TASK TO CARRY OUT ▸
Set the lines down again exactly, first line through the line that contains "import plotly.graph_objects as go", with no pictures.

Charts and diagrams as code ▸
####

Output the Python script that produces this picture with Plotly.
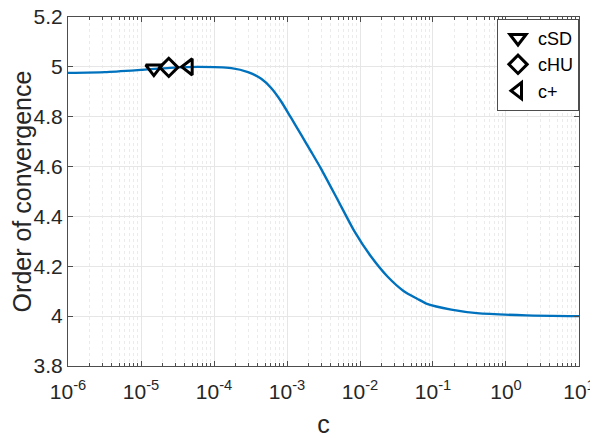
import plotly.graph_objects as go

# curve (c on log scale, order of convergence)
c_vals = [1e-6, 3.2e-6, 1e-5, 2.5e-5, 6.1e-5, 1.73e-4, 2.92e-4, 4.44e-4, 6.07e-4,
          8.32e-4, 1.14e-3, 1.56e-3, 2.13e-3, 2.92e-3, 4.92e-3, 8.32e-3, 1.40e-2,
          2.36e-2, 3.99e-2, 6.05e-2, 8.28e-2, 0.178, 0.398, 1.91, 10.0]
order_vals = [4.976, 4.979, 4.988, 4.996, 5.0, 4.995, 4.979, 4.952, 4.915,
              4.861, 4.795, 4.728, 4.661, 4.592, 4.468, 4.342, 4.241,
              4.160, 4.100, 4.070, 4.049, 4.026, 4.012, 4.003, 4.0]

# marked parameter choices
marker_names = ['cSD', 'cHU', 'c+']
marker_c = [1.5e-5, 2.4e-5, 4.5e-5]
marker_order = [4.993, 4.998, 5.0]
marker_symbols = ['triangle-down-open', 'diamond-open', 'triangle-left-open']

x_ticks = [1e-6, 1e-5, 1e-4, 1e-3, 1e-2, 1e-1, 1e0, 1e1]
x_ticktext = ['10<sup>-6</sup>', '10<sup>-5</sup>', '10<sup>-4</sup>', '10<sup>-3</sup>',
              '10<sup>-2</sup>', '10<sup>-1</sup>', '10<sup>0</sup>', '10<sup>1</sup>']
y_ticks = [3.8, 4.0, 4.2, 4.4, 4.6, 4.8, 5.0, 5.2]
y_ticktext = ['3.8', '4', '4.2', '4.4', '4.6', '4.8', '5', '5.2']
minor_vals = [m * d for d in x_ticks[:-1] for m in range(2, 10)]

fig = go.Figure()
fig.add_trace(go.Scatter(x=c_vals, y=order_vals, mode='lines',
                         line=dict(color='#0072BD', width=2.4, shape='spline', smoothing=0.6),
                         showlegend=False, hoverinfo='skip'))
for name, cx, oy, sym in zip(marker_names, marker_c, marker_order, marker_symbols):
    fig.add_trace(go.Scatter(x=[cx], y=[oy], mode='markers', name=name,
                             marker=dict(symbol=sym, size=14, color='black', line=dict(width=3, color='black'))))

axis_common = dict(showline=True, linecolor='#4d4d4d', linewidth=1, mirror='ticks', ticks='inside',
                   tickcolor='#4d4d4d', ticklen=5, gridcolor='#E6E6E6', gridwidth=1, zeroline=False,
                   automargin=False, ticklabeloverflow='allow',
                   tickfont=dict(size=21, color='#262626', family='Liberation Sans'))

fig.update_xaxes(type='log', range=[-6.0002, 1.0002], tickmode='array', tickvals=x_ticks, ticktext=x_ticktext,
                 ticklabelstandoff=7,
                 minor=dict(tickmode='array', tickvals=minor_vals, showgrid=True, gridcolor='#EBEBEB',
                            griddash='dot', ticks='inside', ticklen=3, tickcolor='#4d4d4d'),
                 title=dict(text='c', font=dict(size=25, color='#262626', family='Liberation Sans'), standoff=14),
                 **axis_common)
fig.update_yaxes(range=[3.7999, 5.2001], tickmode='array', tickvals=y_ticks, ticktext=y_ticktext,
                 title=dict(text='Order of convergence', font=dict(size=25, color='#262626', family='Liberation Sans'),
                            standoff=15),
                 **axis_common)

# page has an 8px body margin, so the figure is a bit smaller than the window
fig.update_layout(width=590, height=430, plot_bgcolor='white', paper_bgcolor='white',
                  margin=dict(l=60, r=19, t=9, b=72),
                  legend=dict(x=1.0, y=0.995, xanchor='right', yanchor='top', bgcolor='white',
                              bordercolor='#4d4d4d', borderwidth=1,
                              font=dict(size=18, color='black', family='Liberation Sans'),
                              itemwidth=30, tracegroupgap=0))
fig.write_html("out.html")
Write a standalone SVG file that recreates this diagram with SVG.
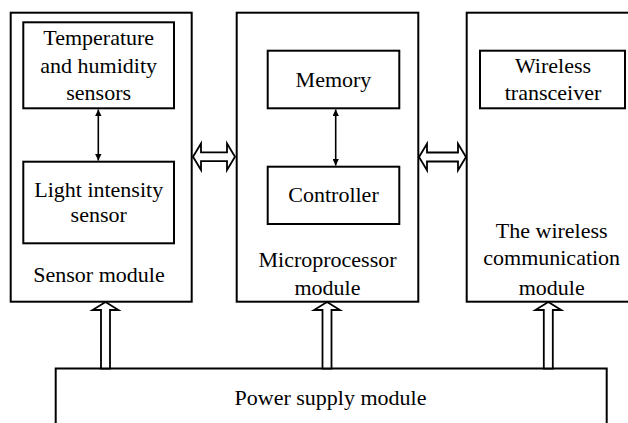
<svg xmlns="http://www.w3.org/2000/svg" width="628" height="423" viewBox="0 0 628 423" font-family="'Liberation Serif', 'Times New Roman', Times, serif">
  <style>
    .box { fill: #fff; stroke: #000; stroke-width: 2; }
    .sub { fill: none; stroke: #000; stroke-width: 2; }
    .lbl { font-family: 'Liberation Serif', 'Times New Roman', Times, serif; font-size: 22px; fill: #000; text-anchor: middle; }
    .fat { fill: #fff; stroke: #000; stroke-width: 1.8; stroke-linejoin: miter; }
    .thin { stroke: #000; stroke-width: 1.6; fill: none; }
  </style>
  <defs>
    <marker id="tip" viewBox="0 0 10 10" refX="10" refY="5" markerWidth="4" markerHeight="4" orient="auto-start-reverse" markerUnits="strokeWidth">
      <path d="M0,0 L10,5 L0,10 z" fill="#000"/>
    </marker>
  </defs>

  <!-- Sensor module -->
  <g id="sensor-module">
    <rect class="box" x="10.7" y="12.7" width="181" height="289"/>
    <text class="lbl" x="99" y="281.5">Sensor module</text>
  </g>
  <g id="temp-humidity">
    <rect class="sub" x="23.3" y="22.3" width="150.7" height="86"/>
    <text class="lbl" x="98.7" y="45">Temperature</text>
    <text class="lbl" x="98.7" y="72.5">and humidity</text>
    <text class="lbl" x="98.7" y="100">sensors</text>
  </g>
  <g id="light-sensor">
    <rect class="sub" x="23.3" y="161.7" width="150.7" height="81.6"/>
    <text class="lbl" x="98.7" y="196.5">Light intensity</text>
    <text class="lbl" x="98.7" y="221.5">sensor</text>
  </g>

  <!-- Microprocessor module -->
  <g id="micro-module">
    <rect class="box" x="236.7" y="12.7" width="181.6" height="289"/>
    <text class="lbl" x="327.5" y="266.5">Microprocessor</text>
    <text class="lbl" x="327.5" y="295">module</text>
  </g>
  <g id="memory">
    <rect class="sub" x="267.7" y="50.7" width="131.6" height="57.6"/>
    <text class="lbl" x="333.5" y="87.3">Memory</text>
  </g>
  <g id="controller">
    <rect class="sub" x="267.7" y="166.7" width="131.6" height="57.3"/>
    <text class="lbl" x="333.5" y="202.3">Controller</text>
  </g>

  <!-- Wireless communication module -->
  <g id="wireless-module">
    <rect class="box" x="466.7" y="12.7" width="170" height="289"/>
    <text class="lbl" x="551.7" y="238.3">The wireless</text>
    <text class="lbl" x="551.7" y="265">communication</text>
    <text class="lbl" x="551.7" y="295">module</text>
  </g>
  <g id="transceiver">
    <rect class="sub" x="480" y="50.7" width="145" height="57.6"/>
    <text class="lbl" x="553" y="73.3">Wireless</text>
    <text class="lbl" x="553" y="100">transceiver</text>
  </g>

  <!-- Power supply module -->
  <g id="power-module">
    <rect class="box" x="55.7" y="368.5" width="551" height="70"/>
    <text class="lbl" x="330.5" y="405">Power supply module</text>
  </g>

  <!-- Connectors -->
  <g id="connectors">
    <line class="thin" x1="98.3" y1="109.5" x2="98.3" y2="160.5" marker-start="url(#tip)" marker-end="url(#tip)"/>
    <line class="thin" x1="335.7" y1="109.5" x2="335.7" y2="165.5" marker-start="url(#tip)" marker-end="url(#tip)"/>

    <polygon class="fat" points="193,156.7 201,143.5 201,152.3 227,152.3 227,143.5 235,156.7 227,170 227,161.2 201,161.2 201,170"/>
    <polygon class="fat" points="419,157 427,143.7 427,152.5 458,152.5 458,143.7 466,157 458,170.3 458,161.5 427,161.5 427,170.3"/>

    <polygon class="fat" points="105.5,302 118.5,310 110,310 110,368.5 101,368.5 101,310 92.5,310"/>
    <polygon class="fat" points="327,302 340,310 331.5,310 331.5,368.5 322.5,368.5 322.5,310 314,310"/>
    <polygon class="fat" points="548.3,302 561.3,310 552.8,310 552.8,368.5 543.8,368.5 543.8,310 535.3,310"/>
  </g>
</svg>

####

OUTPUT FOR THIS TASK ▸
Output the Python script that produces this picture with Plotly.
import plotly.graph_objects as go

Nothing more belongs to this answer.